Speaking of higher tariffs on Mexican imports and the wisdom of closing the border with our neighbor to the south, I want to share a favorite piece of Mexican folk music. “Ya viene el tren de Durango” sings a Mexican migrant farm laborer who leaves his home in rural Mexixo to work in the fields of “el norte”, across the U.S. border. The song was inspired by the experience of migrant “bracero” farm laborers in the U.S. fields of the early 1940’s to the early 1960’s.

These primarily Mexican farmworkers replaced the labor force conscripted for WW II and, with the increase in U.S. population and demand, now provide most of the cultivators, weeders and pickers of U.S. crops. To call essential migrant farmworkers “illegal” is one of the many grotesque consequences of the lack of a comprehensive update of U.S. immigration laws since the Reagan administration.

You may listen to the song “Ya Viene el Tren de Durango” as sung by folk musicians of Northern Mexico, including Jose Ignacio Cardenas Alvarado, the song’s composer. Its lovely melody, simplicity of language, and the singer’s clear enunciation make it ideal for Spanish language learning.

English translation:

“Here comes the train from Durango,
I must say good bye now, here in the Goma station,
to seek my future.

From Torreon to the City of Juarez
I’ll take yet another train
and then cross the border
so I don’t know when I’ll return.

REFRAIN 2X:

I know how to make the cuts on alfalfa
I know how to pick cotton
I know how to grow tomatoes, watermelon and squash.
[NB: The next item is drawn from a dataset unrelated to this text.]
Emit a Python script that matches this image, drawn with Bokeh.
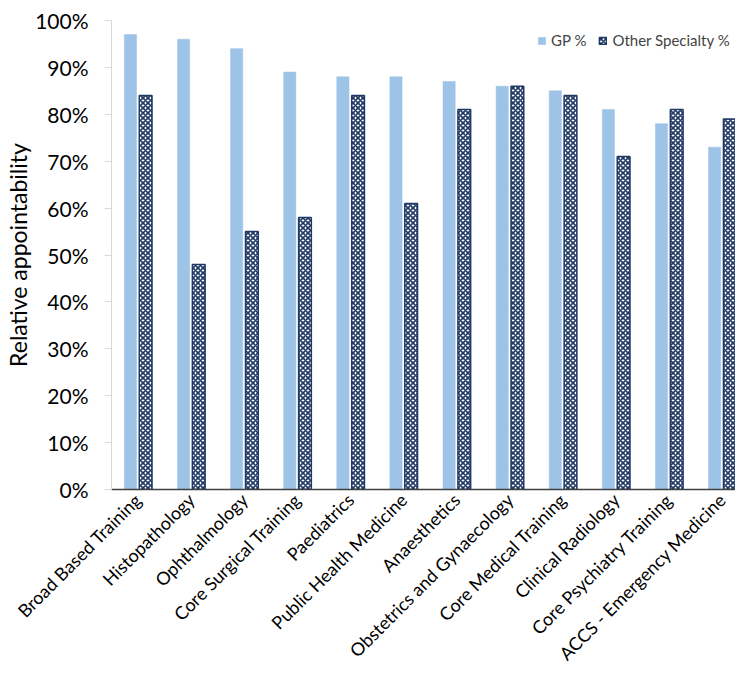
import math
from bokeh.plotting import figure
from bokeh.models import (Range1d, FixedTicker, NumeralTickFormatter, Legend, LegendItem,
                          ColumnDataSource)
from bokeh.embed import file_html
from bokeh.resources import INLINE

categories = ["Broad Based Training", "Histopathology", "Ophthalmology",
              "Core Surgical Training", "Paediatrics", "Public Health Medicine",
              "Anaesthetics", "Obstetrics and Gynaecology", "Core Medical Training",
              "Clinical Radiology", "Core Psychiatry Training",
              "ACCS - Emergency Medicine"]
gp_pct = [0.97, 0.96, 0.94, 0.89, 0.88, 0.88, 0.87, 0.86, 0.85, 0.81, 0.78, 0.73]
other_pct = [0.84, 0.48, 0.55, 0.58, 0.84, 0.61, 0.81, 0.86, 0.84, 0.71, 0.81, 0.79]
series_names = ["GP %", "Other Specialty %"]
y_ticks = [0.0, 0.1, 0.2, 0.3, 0.4, 0.5, 0.6, 0.7, 0.8, 0.9, 1.0]

FONT = "Lato"
GP_COLOR = "#9DC3E6"
NAVY = "#1F3864"

centers = [i + 0.5 for i in range(len(categories))]
src = ColumnDataSource(dict(
    x_gp=[c - 0.143 for c in centers],
    x_ot=[c + 0.143 for c in centers],
    gp=gp_pct, other=other_pct,
))

H = 674
p = figure(width=735, height=H, output_backend="svg", toolbar_location=None,
           x_range=Range1d(0, 11.75), y_range=Range1d(0, 1.0),
           min_border_left=111, min_border_right=0, min_border_top=20,
           min_border_bottom=H - 491)
p.outline_line_color = None
p.xgrid.visible = False
p.ygrid.visible = False

r_gp = p.vbar(x="x_gp", top="gp", width=0.23, source=src,
              fill_color=GP_COLOR, line_color=GP_COLOR, line_width=0.5)
r_ot = p.vbar(x="x_ot", top="other", width=0.24, source=src,
              fill_color="white", line_color=NAVY, line_width=1.5,
              hatch_pattern="diagonal_cross", hatch_color=NAVY,
              hatch_scale=5, hatch_weight=1.6)

# x axis
p.xaxis.ticker = FixedTicker(ticks=centers)
p.xaxis.major_label_overrides = {c: name for c, name in zip(centers, categories)}
p.xaxis.major_label_orientation = math.pi / 4
p.xaxis.major_tick_line_color = None
p.xaxis.minor_tick_line_color = None
p.xaxis.axis_line_color = "#404040"
p.xaxis.axis_line_width = 1.5
p.xaxis.major_label_text_font = FONT
p.xaxis.major_label_text_font_size = "18px"
p.xaxis.major_label_text_color = "black"
p.xaxis.major_label_standoff = 1

# y axis
p.yaxis.ticker = FixedTicker(ticks=y_ticks)
p.yaxis.formatter = NumeralTickFormatter(format="0%")
p.yaxis.axis_line_color = "#D9D9D9"
p.yaxis.major_tick_line_color = "#D9D9D9"
p.yaxis.major_tick_in = 0
p.yaxis.major_tick_out = 7
p.yaxis.minor_tick_line_color = None
p.yaxis.major_label_text_font = FONT
p.yaxis.major_label_text_font_size = "21px"
p.yaxis.major_label_text_color = "black"
p.yaxis.major_label_standoff = 16
p.yaxis.axis_label = "Relative appointability"
p.yaxis.axis_label_text_font = FONT
p.yaxis.axis_label_text_font_size = "23px"
p.yaxis.axis_label_text_font_style = "normal"
p.yaxis.axis_label_text_color = "black"
p.yaxis.axis_label_standoff = 0

legend = Legend(items=[LegendItem(label=series_names[0], renderers=[r_gp]),
                       LegendItem(label=series_names[1], renderers=[r_ot])],
                orientation="horizontal", location=(426, 440),
                border_line_color=None, background_fill_alpha=0,
                label_text_font=FONT, label_text_font_size="15px",
                glyph_width=9, glyph_height=9, spacing=12, padding=0, margin=0,
                label_standoff=5)
p.add_layout(legend, "center")

open("out.html", "w").write(file_html(p, INLINE))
But I leave as a poor fellow
and the money I take isn’t enough
when I’m on the other side
and run out of dough.

So look my pretty old lady
the dollars we told our children
I’d bring with me
let’s not mention again.

REFRAIN 2X

Now is also a good time to remember how the U.S. has for years depended on fruit and vegetables from Mexico to feed its families. Mexico supplied 29 % of the tomatoes eaten in the U.S. in 2016. In that same year, Mexico produced 91 % of the avocadoes consumed in “el norte”.
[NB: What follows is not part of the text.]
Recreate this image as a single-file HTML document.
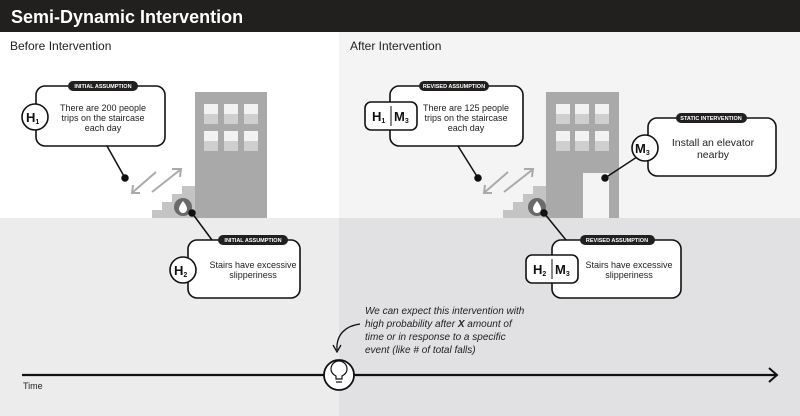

The effect of increased tariffs on prices of Mexican food imports to the U.S. would of course be dramatic and onerous for millions. Prices of produce would rise from 20 to 40 % an April 3, 2019 Time Magazine article estimated. The same article noted that many large U.S. agriculture firms, Driscoll’s berries is one, now produce food in Mexico with Mexican labor.